EXERCISE DATA
⟨
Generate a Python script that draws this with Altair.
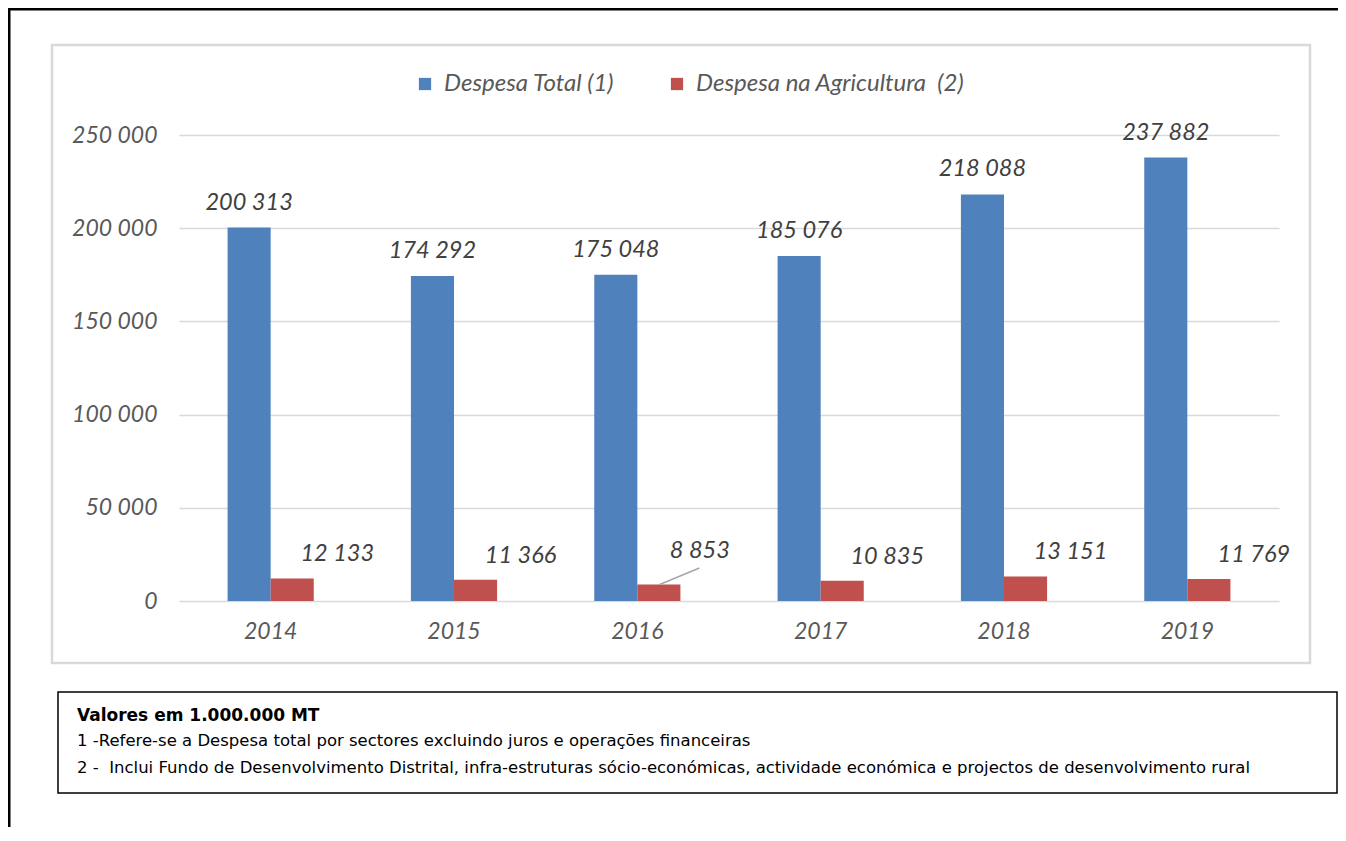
import altair as alt
import pandas as pd

years = ["2014", "2015", "2016", "2017", "2018", "2019"]
despesa_total = [200313, 174292, 175048, 185076, 218088, 237882]
despesa_agric = [12133, 11366, 8853, 10835, 13151, 11769]
series_names = ["Despesa Total (1)", "Despesa na Agricultura \u00a0(2)"]
series_colors = ["#4f81bd", "#c0504d"]
y_ticks = [0, 50000, 100000, 150000, 200000, 250000]
leader_year = "2016"
note_title = "Valores em 1.000.000 MT"
note_1 = "1 -Refere-se a Despesa total por sectores excluindo juros e operações financeiras"
note_2 = "2 - \u00a0Inclui Fundo de Desenvolvimento Distrital, infra-estruturas sócio-económicas, actividade económica e projectos de desenvolvimento rural"

rows = []
for i, y in enumerate(years):
    rows.append({"year": y, "series": series_names[0], "value": despesa_total[i]})
    rows.append({"year": y, "series": series_names[1], "value": despesa_agric[i]})
df = pd.DataFrame(rows)

W, H = 1100, 466
FONT = "Lato"
GRAY = "#595959"

xscale = alt.Scale(paddingInner=0.06, paddingOuter=0.03)
xenc = alt.X("year:N", sort=years, title=None, scale=xscale,
             axis=alt.Axis(labelFont=FONT, labelFontStyle="italic", labelFontSize=23,
                           labelColor=GRAY, labelPadding=19, ticks=False, domain=False,
                           labelAngle=0, grid=False))
xoff = alt.XOffset("series:N", sort=series_names,
                   scale=alt.Scale(paddingInner=0, paddingOuter=1))
yenc = alt.Y("value:Q", title=None,
             scale=alt.Scale(domain=[0, 250000], nice=False),
             axis=alt.Axis(values=y_ticks, labelFont=FONT, labelFontStyle="italic",
                           labelFontSize=23, labelColor=GRAY, labelPadding=22,
                           ticks=False, domain=False, gridColor="#d9d9d9", gridWidth=1.5,
                           labelExpr="replace(format(datum.value, ','), regexp(',', 'g'), ' ')"))

base = alt.Chart(df).transform_calculate(
    label="replace(format(datum.value, ','), regexp(',', 'g'), ' ')"
)

bars = base.mark_bar().encode(
    x=xenc, xOffset=xoff, y=yenc,
    color=alt.Color("series:N", sort=series_names,
                    scale=alt.Scale(domain=series_names, range=series_colors),
                    legend=alt.Legend(title=None, orient="none", direction="horizontal",
                                      legendX=234, legendY=-63, symbolType="square",
                                      symbolSize=150, symbolStrokeWidth=0,
                                      labelFont=FONT, labelFontStyle="italic",
                                      labelFontSize=24, labelColor=GRAY,
                                      labelOffset=7, columnPadding=50,
                                      labelLimit=400)),
)

lbl_total = base.transform_filter(alt.datum.series == series_names[0]).mark_text(
    font=FONT, fontStyle="italic", fontSize=23.5, color="#404040",
    baseline="bottom", dy=-13
).encode(x=xenc, xOffset=xoff, y=yenc, text="label:N")

lbl_agric = base.transform_filter(
    (alt.datum.series == series_names[1]) & (alt.datum.year != leader_year)
).mark_text(
    font=FONT, fontStyle="italic", fontSize=23.5, color="#404040",
    baseline="bottom", dy=-12, dx=45
).encode(x=xenc, xOffset=xoff, y=yenc, text="label:N")

lbl_leader = base.transform_filter(
    (alt.datum.series == series_names[1]) & (alt.datum.year == leader_year)
).mark_text(
    font=FONT, fontStyle="italic", fontSize=23.5, color="#404040",
    baseline="bottom", dy=-21, dx=41
).encode(x=xenc, xOffset=xoff, y=yenc, text="label:N")

leader = base.transform_filter(
    (alt.datum.series == series_names[1]) & (alt.datum.year == leader_year)
).transform_calculate(top="datum.value * 2").mark_rule(
    color="#a6a6a6", strokeWidth=1.5
).encode(
    x=alt.X("year:N", sort=years, scale=xscale, bandPosition=0.63),
    x2=alt.X2("year", bandPosition=0.86),
    y=yenc, y2=alt.Y2("top:Q"),
)

one = pd.DataFrame({"a": [0]})

inner_box = alt.Chart(one).mark_rect(fill=None, stroke="#d9d9d9", strokeWidth=2.5).encode(
    x=alt.value(-127), x2=alt.value(1131), y=alt.value(-90), y2=alt.value(528))

outer_top = alt.Chart(one).mark_rule(color="black", strokeWidth=3).encode(
    x=alt.value(-171), x2=alt.value(1200), y=alt.value(-126))
outer_left = alt.Chart(one).mark_rule(color="black", strokeWidth=3).encode(
    x=alt.value(-170), y=alt.value(-127), y2=alt.value(720))

note_box = alt.Chart(one).mark_rect(fill="white", stroke="black", strokeWidth=1.5).encode(
    x=alt.value(-121), x2=alt.value(1158), y=alt.value(557), y2=alt.value(658))

def note(txt, y, size, bold=False):
    return alt.Chart(pd.DataFrame({"t": [txt]})).mark_text(
        font="DejaVu Sans", fontSize=size, fontWeight="bold" if bold else "normal",
        color="black", align="left", baseline="middle"
    ).encode(text="t:N", x=alt.value(-102), y=alt.value(y))

chart = alt.layer(
    inner_box, outer_top, outer_left, bars, leader, lbl_total, lbl_agric, lbl_leader,
    note_box,
    note(note_title, 581, 17, True), note(note_1, 606, 16.5), note(note_2, 633, 16.5)
).properties(
    width=W, height=H,
    autosize=alt.AutoSizeParams(type="none"),
    padding={"left": 171, "top": 127, "right": 59, "bottom": 226},
    background="white"
).configure_view(stroke=None)

chart.save("out.html", embed_options={"renderer": "svg", "actions": False})
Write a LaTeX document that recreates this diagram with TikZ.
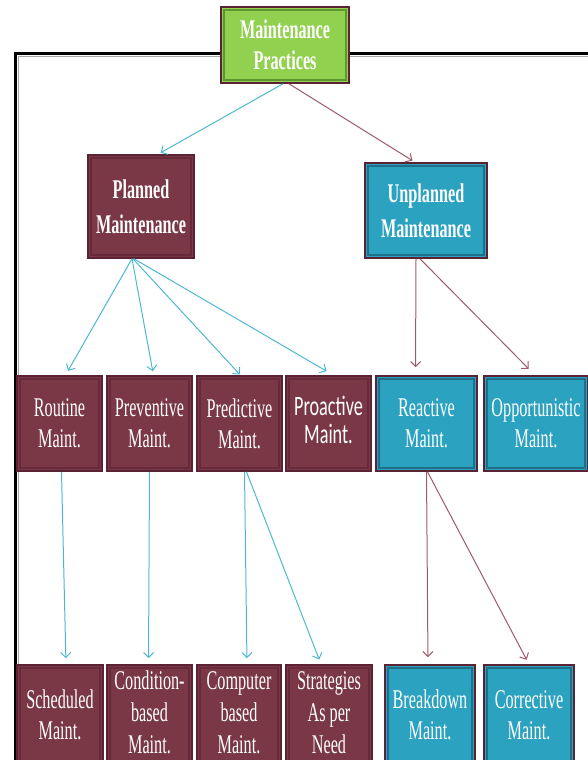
\documentclass[tikz,border=0pt]{standalone}
\usepackage{fontspec}
\usetikzlibrary{arrows.meta,calc}
\newfontfamily\condserif[FakeStretch=0.6]{Liberation Serif}
\newfontfamily\condsans[FakeStretch=0.65]{Carlito}
\definecolor{maroonfill}{HTML}{7A3846}
\definecolor{maroonedge}{HTML}{5A2232}
\definecolor{maroonin}{HTML}{68293A}
\definecolor{tealfill}{HTML}{2BA2C0}
\definecolor{tealin}{HTML}{1F6F88}
\definecolor{greenfill}{HTML}{92D050}
\definecolor{greenin}{HTML}{5F9630}
\definecolor{cyanline}{HTML}{4DB8D2}
\definecolor{maroonline}{HTML}{9C5A6B}
\newcommand{\liftlines}[2]{\raisebox{#1}{\begin{tabular}{@{}c@{}}#2\end{tabular}}}
\tikzset{
  box/.style={rectangle, inner sep=0pt, align=center, text=white, line width=1.6pt,
    draw=maroonedge, font=\condserif\fontsize{27}{31}\selectfont},
  inset/.style={path picture={\draw[#1, line width=1.2pt]
    ([shift={(3pt,3pt)}]path picture bounding box.south west) rectangle
    ([shift={(-3pt,-3pt)}]path picture bounding box.north east);}},
  mbox/.style={box, fill=maroonfill, inset=maroonin},
  tbox/.style={box, fill=tealfill, inset=tealin},
  gbox/.style={box, fill=greenfill, inset=greenin},
  headfont/.style={font=\condserif\bfseries\fontsize{27}{#1}\selectfont},
  threeline/.style={font=\condserif\fontsize{27}{32}\selectfont},
  carrow/.style={draw=cyanline, line width=1pt, -{Straight Barb[length=5pt,width=10pt]}},
  marrow/.style={draw=maroonline, line width=1pt, -{Straight Barb[length=5pt,width=10pt]}},
}
\begin{document}
\begin{tikzpicture}[x=1pt,y=-1pt]
\useasboundingbox (0,0) rectangle (588,760);
\clip (0,0) rectangle (588,760);
% frame
\draw[black, line width=2.5pt] (15.5,780) -- (15.5,53.5) -- (610,53.5);
\draw[black!35, line width=1pt] (18.8,780) -- (18.8,56.8) -- (610,56.8);
% level 0
\node[gbox, headfont=31, minimum width=128pt, minimum height=76pt] (top) at (285,45) {Maintenance\\Practices};
% level 1
\node[mbox, headfont=35, minimum width=106pt, minimum height=103pt] (planned) at (141,206.5) {Planned\\Maintenance};
\node[tbox, headfont=35, minimum width=122pt, minimum height=95pt] (unplanned) at (426,210.5) {Unplanned\\Maintenance};
% level 2
\node[mbox, minimum width=85pt, minimum height=95pt] (routine) at (59.5,423.5) {Routine\\Maint.};
\node[mbox, minimum width=85pt, minimum height=95pt] (preventive) at (149.5,423.5) {Preventive\\Maint.};
\node[mbox, minimum width=85pt, minimum height=95pt] (predictive) at (239.5,423.5) {Predictive\\Maint.};
\node[mbox, minimum width=85pt, minimum height=95pt, font=\condsans\fontsize{28}{28}\selectfont] (proactive) at (328.5,423.5) {\liftlines{6pt}{Proactive\\Maint.}};
\node[tbox, minimum width=101pt, minimum height=95pt] (reactive) at (426.5,423.5) {Reactive\\Maint.};
\node[tbox, minimum width=104pt, minimum height=95pt] (opportunistic) at (536,423.5) {Opportunistic\\Maint.};
% level 3
\node[mbox, minimum width=86pt, minimum height=100pt] (scheduled) at (60,715) {Scheduled\\Maint.};
\node[mbox, threeline, minimum width=85pt, minimum height=100pt] (condition) at (149.5,715) {\liftlines{4pt}{Condition-\\based\\Maint.}};
\node[mbox, threeline, minimum width=84pt, minimum height=100pt] (computer) at (239,715) {\liftlines{4pt}{Computer\\based\\Maint.}};
\node[mbox, threeline, minimum width=86pt, minimum height=100pt] (strategies) at (329,715) {\liftlines{4pt}{Strategies\\As per\\Need}};
\node[tbox, minimum width=90pt, minimum height=100pt] (breakdown) at (430,715) {Breakdown\\Maint.};
\node[tbox, minimum width=90pt, minimum height=100pt] (corrective) at (529,715) {Corrective\\Maint.};
% connectors level 0 -> 1
\draw[carrow, shorten >=3pt] ([xshift=-2pt]top.south) -- ([xshift=17pt]planned.north);
\draw[marrow, shorten >=3pt] ([xshift=4pt]top.south) -- ([xshift=-11pt]unplanned.north);
% level 1 -> 2
\draw[carrow, shorten >=5pt] ([xshift=-9pt]planned.south) -- ([xshift=6pt]routine.north);
\draw[carrow, shorten >=4pt] ([xshift=-9pt]planned.south) -- ([xshift=4pt]preventive.north);
\draw[carrow, shorten >=1pt] ([xshift=-8pt]planned.south) -- ([xshift=1pt]predictive.north);
\draw[carrow, shorten >=8pt] ([xshift=-7pt]planned.south) -- ([xshift=5pt]proactive.north);
\draw[marrow, shorten >=8pt] ([xshift=-10pt]unplanned.south) -- ([xshift=-11pt]reactive.north);
\draw[marrow, shorten >=9pt] ([xshift=-6pt]unplanned.south) -- ([xshift=-1pt]opportunistic.north);
% level 2 -> 3
\draw[carrow, shorten >=6pt] ([xshift=2pt]routine.south) -- ([xshift=6pt]scheduled.north);
\draw[carrow, shorten >=6pt] ([xshift=0pt]preventive.south) -- ([xshift=-1pt]condition.north);
\draw[carrow, shorten >=6pt] ([xshift=5pt]predictive.south) -- ([xshift=8pt]computer.north);
\draw[carrow, shorten >=5pt] ([xshift=7pt]predictive.south) -- ([xshift=-8pt]strategies.north);
\draw[marrow, shorten >=7pt] ([xshift=0pt]reactive.south) -- ([xshift=-2pt]breakdown.north);
\draw[marrow, shorten >=5pt] ([xshift=1pt]reactive.south) -- ([xshift=0pt]corrective.north);
\end{tikzpicture}
\end{document}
⟩
STATED GOAL
Only the lines from the start of the material through the line containing "import pandas as pd" should be transcribed. Pictures stay out.

FULL RESPONSE
Generate a Python script that draws this with Altair.
import altair as alt
import pandas as pd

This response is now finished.